GIVEN INSTRUCTION —
Only the lines from the top of the listing below to the line that has "(projE) at (16.105,-0.995)" should be echoed, with both ends kept and pictures left out.

begin

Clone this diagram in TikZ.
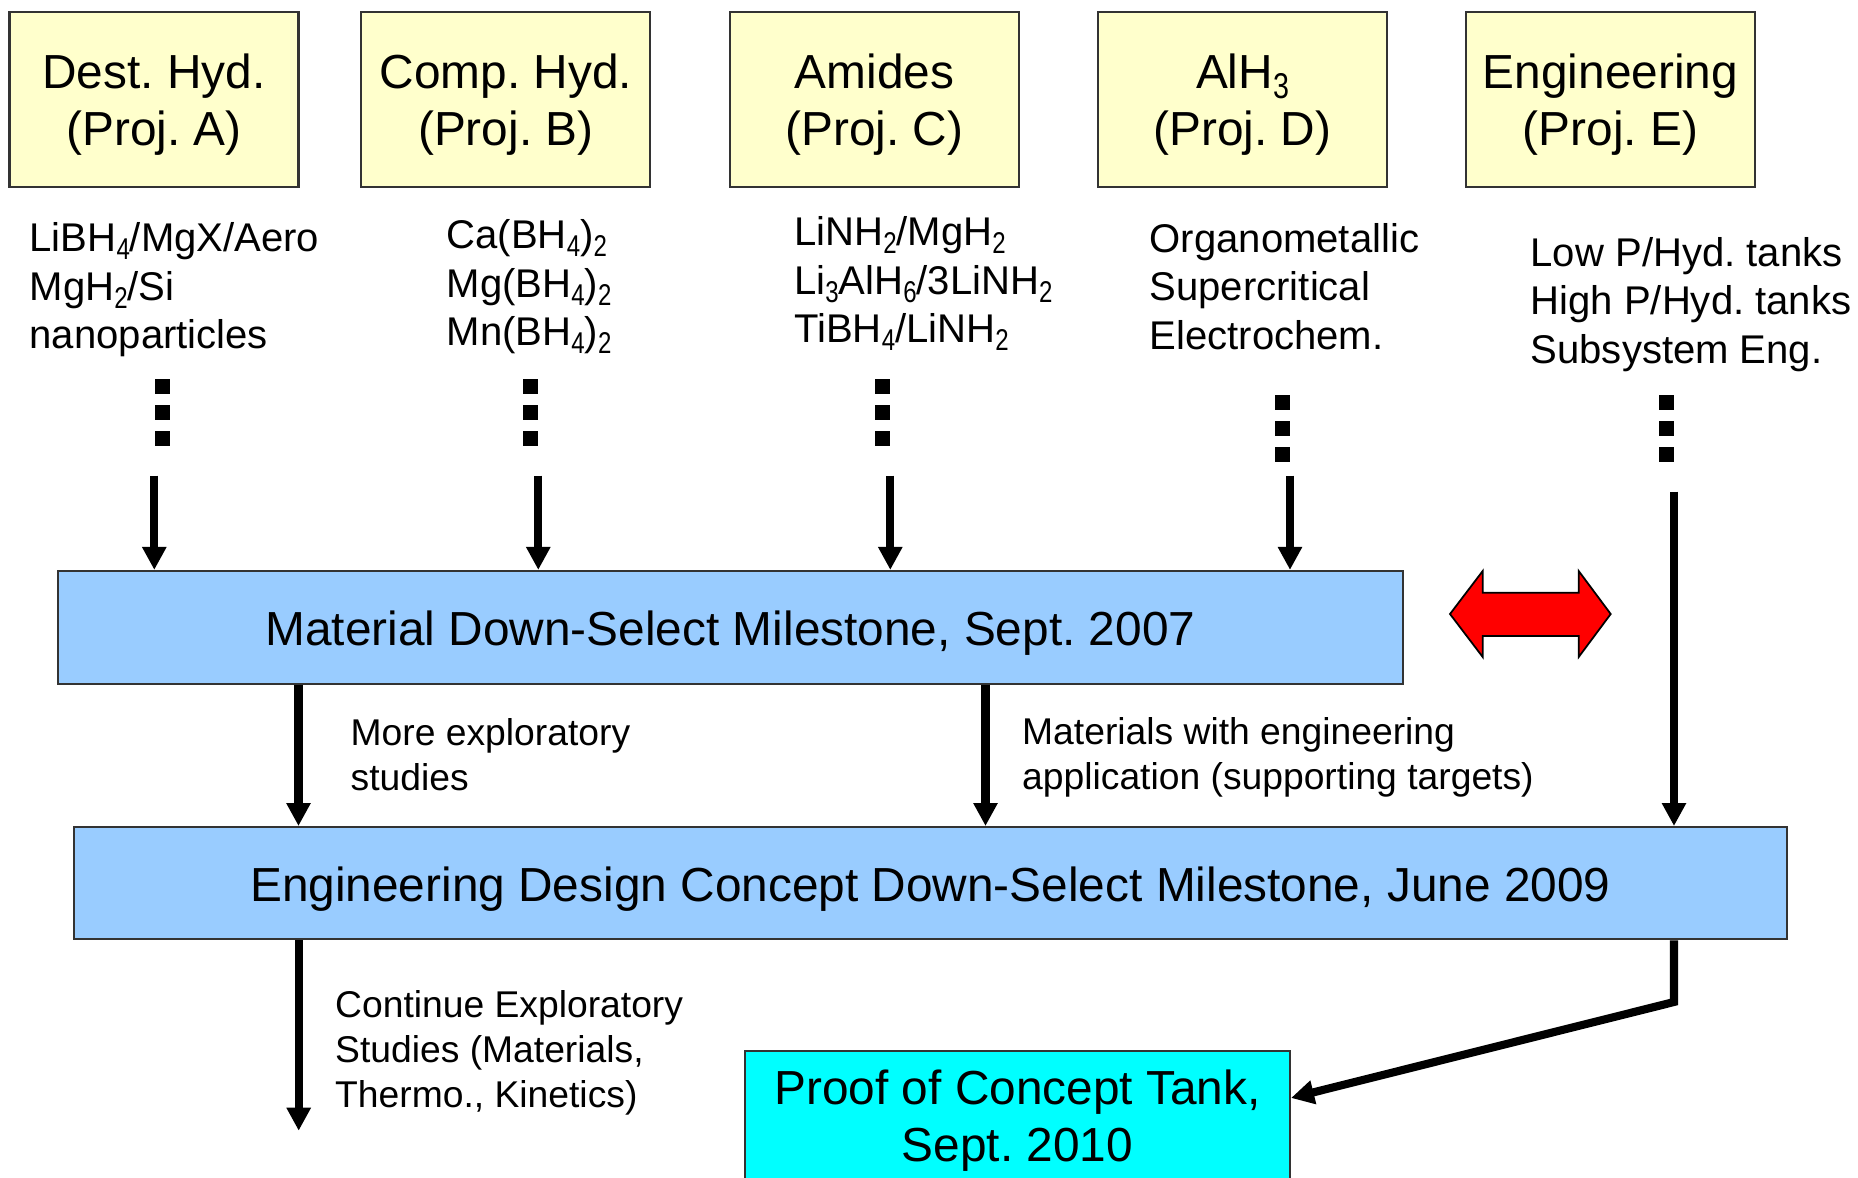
\documentclass[tikz,border=0pt]{standalone}
\usepackage{graphicx}
\usepackage{fontspec}
\setmainfont{Liberation Sans}
\usetikzlibrary{arrows.meta}

\newcommand{\chs}[1]{\raisebox{-0.2em}{\scalebox{0.6}[0.75]{#1}}}
\newcommand{\capstrut}[1]{\rule{0pt}{#1}}
\definecolor{projyellow}{HTML}{FFFFCC}
\definecolor{mileblue}{HTML}{99CCFF}
\definecolor{tankcyan}{HTML}{00FFFF}

\tikzset{
  projbox/.style={draw=black!80, fill=projyellow, line width=0.6pt, minimum width=2.89cm,
    minimum height=1.75cm, inner sep=0pt, align=center, font=\fontsize{13.6pt}{16.2pt}\selectfont},
  milebox/.style={draw=black!80, fill=mileblue, line width=0.6pt, inner sep=0pt,
    font=\fontsize{13.6pt}{16.2pt}\selectfont},
  listtext/.style={anchor=west, inner sep=0pt, align=left, font=\fontsize{11.4pt}{13.8pt}\selectfont},
  notetext/.style={anchor=west, inner sep=0pt, align=left, font=\fontsize{10.6pt}{12.8pt}\selectfont},
  flow/.style={line width=2.3pt, -{Triangle[length=0.23cm,width=0.23cm]}},
  dotline/.style={line width=0.15cm, dash pattern=on 0.15cm off 0.11cm},
}

\begin{document}
\frenchspacing
\begin{tikzpicture}
        \useasboundingbox (0,0) rectangle (18.58,-11.77);

        % Project boxes
        \node[projbox] (projA) at (1.54,-0.995) {\capstrut{12.75pt}Dest. Hyd.\\(Proj. A)};
        \node[projbox] (projB) at (5.058,-0.995) {\capstrut{12.75pt}Comp. Hyd.\\(Proj. B)};
        \node[projbox] (projC) at (8.745,-0.995) {\capstrut{12.75pt}Amides\\(Proj. C)};
        \node[projbox] (projD) at (12.425,-0.995) {\capstrut{12.75pt}AlH\chs{3}\\(Proj. D)};
        \node[projbox] (projE) at (16.105,-0.995) {\capstrut{12.75pt}Engineering\\(Proj. E)};

        % What each project works on
        \node[listtext] (listA) at (0.29,-2.90) {LiBH\chs{4}/MgX/Aero\\MgH\chs{2}/Si\\nanoparticles};
        \node[listtext] (listB) at (4.46,-2.87) {Ca(BH\chs{4})\chs{2}\\Mg(BH\chs{4})\chs{2}\\Mn(BH\chs{4})\chs{2}};
        \node[listtext] (listC) at (7.935,-2.835) {LiNH\chs{2}/MgH\chs{2}\\Li\chs{3}AlH\chs{6}/3LiNH\chs{2}\\TiBH\chs{4}/LiNH\chs{2}};
        \node[listtext] (listD) at (11.49,-2.865) {Organometallic\\Supercritical\\Electrochem.};
        \node[listtext] (listE) at (15.30,-3.045) {Low P/Hyd. tanks\\High P/Hyd. tanks\\Subsystem Eng.};

        % Milestones
        \node[milebox, minimum width=13.45cm, minimum height=1.127cm] (mat) at (7.305,-6.273)
            {\capstrut{13.1pt}Material Down-Select Milestone, Sept. 2007};
        \node[milebox, minimum width=17.127cm, minimum height=1.123cm] (eng) at (9.304,-8.832)
            {\capstrut{13.1pt}Engineering Design Concept Down-Select Milestone, June 2009};
        \node[milebox, fill=tankcyan, align=center, minimum width=5.45cm, minimum height=1.31cm] (tank)
            at (10.175,-11.165) {\capstrut{12.4pt}Proof of Concept Tank,\\Sept. 2010};

        % Notes beside the arrows
        \node[notetext] (noteMore) at (3.50,-7.55) {More exploratory\\studies};
        \node[notetext] (noteEng) at (10.215,-7.575) {Materials with engineering\\application (supporting targets)};
        \node[notetext] (noteCont) at (3.345,-10.53) {Continue Exploratory\\Studies (Materials,\\Thermo., Kinetics)};

        % Dotted stubs and arrows into the material milestone
        \foreach \p/\dx/\dy/\ax in {A/1.623/3.79/1.543, B/5.303/3.79/5.383, C/8.825/3.79/8.903, D/12.825/3.95/12.90} {
            \coordinate (dot\p) at (\dx,-\dy);
            \coordinate (feed\p) at (\ax,-4.757);
            \draw[dotline] (dot\p) -- ++(0,-0.67); % three squares
            \draw[flow] (feed\p) -- (feed\p |- mat.north);
        }

        % Engineering goes straight to the design milestone
        \coordinate (dotE) at (16.667,-3.95);
        \coordinate (feedE) at (16.74,-4.917);
        \draw[dotline] (dotE) -- ++(0,-0.67);
        \draw[flow] (feedE) -- (feedE |- eng.north);

        % Red two-way arrow
        \filldraw[fill=red, draw=black, line width=0.5pt] (14.50,-6.14) -- (14.827,-5.71) -- (14.827,-5.927)
            -- (15.787,-5.927) -- (15.787,-5.71) -- (16.107,-6.14) -- (15.787,-6.57) -- (15.787,-6.36)
            -- (14.827,-6.36) -- (14.827,-6.57) -- cycle;

        % Material milestone to design milestone
        \draw[flow] (2.985,0 |- mat.south) -- (2.985,0 |- eng.north);
        \draw[flow] (9.855,0 |- mat.south) -- (9.855,0 |- eng.north);

        % Out of the design milestone
        \coordinate (contEnd) at (2.987,-11.307);
        \draw[flow] (contEnd |- eng.south) -- (contEnd);
        \coordinate (bend) at (16.74,-10.02);
        \draw[flow] (bend |- eng.south) -- (bend) -- ([yshift=-0.48cm]tank.north east);

\end{tikzpicture}
\end{document}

end

EXERCISE ANSWER —
Clone this diagram in TikZ.
\documentclass[tikz,border=0pt]{standalone}
\usepackage{graphicx}
\usepackage{fontspec}
\setmainfont{Liberation Sans}
\usetikzlibrary{arrows.meta}

\newcommand{\chs}[1]{\raisebox{-0.2em}{\scalebox{0.6}[0.75]{#1}}}
\newcommand{\capstrut}[1]{\rule{0pt}{#1}}
\definecolor{projyellow}{HTML}{FFFFCC}
\definecolor{mileblue}{HTML}{99CCFF}
\definecolor{tankcyan}{HTML}{00FFFF}

\tikzset{
  projbox/.style={draw=black!80, fill=projyellow, line width=0.6pt, minimum width=2.89cm,
    minimum height=1.75cm, inner sep=0pt, align=center, font=\fontsize{13.6pt}{16.2pt}\selectfont},
  milebox/.style={draw=black!80, fill=mileblue, line width=0.6pt, inner sep=0pt,
    font=\fontsize{13.6pt}{16.2pt}\selectfont},
  listtext/.style={anchor=west, inner sep=0pt, align=left, font=\fontsize{11.4pt}{13.8pt}\selectfont},
  notetext/.style={anchor=west, inner sep=0pt, align=left, font=\fontsize{10.6pt}{12.8pt}\selectfont},
  flow/.style={line width=2.3pt, -{Triangle[length=0.23cm,width=0.23cm]}},
  dotline/.style={line width=0.15cm, dash pattern=on 0.15cm off 0.11cm},
}

\begin{document}
\frenchspacing
\begin{tikzpicture}
        \useasboundingbox (0,0) rectangle (18.58,-11.77);

        % Project boxes
        \node[projbox] (projA) at (1.54,-0.995) {\capstrut{12.75pt}Dest. Hyd.\\(Proj. A)};
        \node[projbox] (projB) at (5.058,-0.995) {\capstrut{12.75pt}Comp. Hyd.\\(Proj. B)};
        \node[projbox] (projC) at (8.745,-0.995) {\capstrut{12.75pt}Amides\\(Proj. C)};
        \node[projbox] (projD) at (12.425,-0.995) {\capstrut{12.75pt}AlH\chs{3}\\(Proj. D)};
        \node[projbox] (projE) at (16.105,-0.995) {\capstrut{12.75pt}Engineering\\(Proj. E)};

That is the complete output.